At length an interval of some posts occurred during which she received no answers to her letters, and her consequent anxiety, my informant said, seemed too great for mortal strength to bear up against. On the morning of her death this impatient feeling reached its crisis. The agitation was almost fearful: her eyes were now restless, now fixed; her motion rapid and unmeaning; and her whole manner seemed to bespeak the attack of some convulsive paroxysm. She eagerly requested Mr. C * * *, before the usual hour of delivery, to go for her letters to the post. On his return, she started up and held out her hand, as if impatient to receive them. He told her there were none. She stood a moment motionless; looked toward him with a vacant stare; held out her hand again, as if by an involuntary action; instantly withdrew it, and sank back upon the sofa from which she had arisen. He left the room to send up her attendant, who however had gone out, and Mr. C * * * returned himself to Mrs. Jordan. On his return, he observed some change in her looks that alarmed him: she spoke not a word, but gazed at him steadfastly. She wept not—no tear flowed: her face was one moment flushed—another livid: she sighed deeply, and her heart seemed bursting. Mr. C * * * stood uncertain what to do: but in a minute he heard her breath drawn more hardly, and as it were sobbingly. He was now thoroughly terrified: he hastily approached the sofa, and leaning over the unfortunate lady, discovered that those deep-drawn sobs had immediately preceded the moment of Mrs. Jordan’s dissolution. She was already no more!

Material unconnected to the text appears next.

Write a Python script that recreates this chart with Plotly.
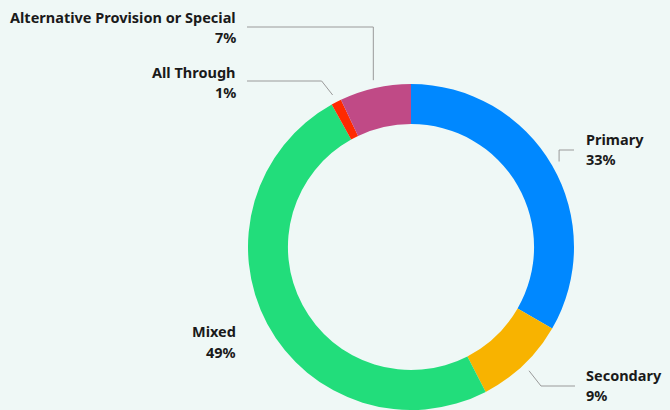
import math
import plotly.graph_objects as go

# School phase breakdown
categories = ["Primary", "Secondary", "Mixed", "All Through", "Alternative Provision or Special"]
shares = [33, 9, 49, 1, 7]
colors = ["#0088FF", "#F8B300", "#22DD7B", "#FF2A00", "#C04A86"]

W, H = 670, 410
BG = "#EFF8F6"
CX, CY, R = 411, 247, 163          # ring centre and outer radius in pixels
HOLE = 0.755
FONT = "Noto Sans"


def px(x):
    return x / W


def py(y):
    return 1 - y / H


fig = go.Figure(
    go.Pie(
        labels=categories,
        values=shares,
        hole=HOLE,
        sort=False,
        direction="clockwise",
        rotation=0,
        marker=dict(colors=colors, line=dict(width=0)),
        textinfo="none",
        hoverinfo="label+percent",
        showlegend=False,
        domain=dict(x=[px(CX - R), px(CX + R)], y=[py(CY + R), py(CY - R)]),
    )
)

# label placement: side, text edge x, name/percent centre y, connector row y, elbow offset
label_layout = {
    "Primary": dict(side="left", x=584, y1=139, y2=159, line_y=150, edge=574, elbow=0),
    "Secondary": dict(side="left", x=584, y1=375, y2=395, line_y=386, edge=575, elbow=12),
    "Mixed": dict(side="right", x=238, y1=331, y2=352, line_y=None, edge=None, elbow=0),
    "All Through": dict(side="right", x=238, y1=72, y2=92, line_y=81, edge=247, elbow=-11),
    "Alternative Provision or Special": dict(side="right", x=238, y1=17, y2=37, line_y=27, edge=247, elbow=0),
}

total = sum(shares)
cum = 0
shapes = []
annotations = []
for name, val in zip(categories, shares):
    mid = (cum + val / 2) / total * 2 * math.pi
    cum += val
    spec = label_layout[name]
    anchor = "left" if spec["side"] == "left" else "right"
    for txt, yy in ((name, spec["y1"]), (f"{val}%", spec["y2"])):
        annotations.append(
            dict(
                x=px(spec["x"]), y=py(yy), xref="paper", yref="paper",
                text=txt, showarrow=False, xanchor=anchor, yanchor="middle",
                align=anchor,
                font=dict(family=FONT, size=14.5, color="#1A1A1A", weight="bold"),
            )
        )
    if spec["line_y"] is None:
        continue
    # connector starts just outside the ring on the slice's mid-angle
    ex = CX + (R + 8) * math.sin(mid)
    ey = CY - (R + 8) * math.cos(mid)
    kx = ex + spec["elbow"]
    ly = spec["line_y"]
    path = (
        f"M {px(ex)} {py(ey)} L {px(kx)} {py(ly)} L {px(spec['edge'])} {py(ly)}"
    )
    shapes.append(
        dict(type="path", path=path, xref="paper", yref="paper",
             line=dict(color="#9A9A9A", width=1))
    )

fig.update_layout(
    width=W,
    height=H,
    margin=dict(l=0, r=0, t=0, b=0),
    paper_bgcolor=BG,
    plot_bgcolor=BG,
    shapes=shapes,
    annotations=annotations,
)

fig.write_html("out.html")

Thus terminated the worldly career of a woman at the very head of her profession, and one of the best-hearted of her sex! Thus did she expire, after a life of celebrity and magnificence, in exile and solitude, and literally of a broken heart! She was buried by Mr. Forster, now chaplain to the ambassador.

Our informant told this little story with a feeling which evidently was not affected. The French have a mode of narrating even trivial matters with gesticulation and detail, whereby they are impressed on your memory. The slightest incident they repeat with emphasis; and on this occasion Mr. C * * * completed his account without any of those digressions in which his countrymen so frequently indulge.

Several English friends at Paris, a few years ago, entered into a determination to remove Mrs. Jordan’s body to Père la Chaise, and place a marble over her grave. The subscription, had the plan been proceeded in, would have been ample; but some (I think rather mistaken) ideas of delicacy at that time suspended its execution. As it is, I believe I may say, “Not a stone tells where she lies!”

MEMORY.

Diversity of the author’s pursuits—Superficial acquirements contrasted with solid—Variety and change of study conducive to health—Breeding ideas—How to avoid ennui—The principles of memory and fear—The author’s theory respecting the former, and his motive for its introduction.

My pursuits from my earliest days have been (right or wrong) all of my own selection: some of them were rather of a whimsical character; others merely adopted pour passer le temps; a few of a graver and more solid cast. (The law was an indispensable one.) On the whole, I believe I may boast that few persons, if any, of similar standing in society adopted a greater variety of occupations than myself.

The truth is, I never suffered my mind to stagnate one moment; and unremittingly sought to bring it so far under my own controul, as to be enabled to turn its energies at all times, promptly and without difficulty, from the lightest pursuits to the most serious business, and vice versâ; and, for the time being, to occupy it exclusively on a single subject. These are the arts of managing thought; a person who can do such things is never bilious!

My system (if such it may be called) led me to a dabbling in sciences, arts, and literature—just sufficient to feed my intellect with varieties, and keep my mind busy and afloat without being overloaded: thus, I dipped irregularly into numerous elementary treatises, embracing a great variety of subjects—among which, even theology, chemistry, physic, anatomy, architecture, the trades and mechanical arts, (to say nothing of politics) were included. In a word, I looked into every species of publication I could lay my hands on; and I never have been honoured by one second of ennui, or felt a propensity to an hour’s languor during my existence except when I was actually sick. My mind is never disordered, and my brain having plenty of occupation, I never had time to go mad!

This fanciful—the reader may, if he pleases, say superficial and frivolous species of learning and self-employment, would, I doubt not, be scouted with contempt by learned LL. Ds., Bachelors of Arts, Fellows of Colleges, Wranglers at Universities, &c. These gentlemen very properly saturate their capacities with more solid stuff, each imbibing, even to the dregs, one or two dignified, substantial sciences, garnished with dead languages, and served up to their pupils with a proper seasoning of pedantry and importance. Thus they enjoy the gratification of being wiser in something than their neighbours, without much troubling their organs of variety; a plan, I readily admit, more appropriate to learning and philosophy, and perhaps more useful to others: but at the same time, I contend that mine (and I speak with the experience of a very long life) is conducive in a greater degree to pleasure, to health, to happiness; and I shrewdly suspect far more convenient to the greater number of capacities.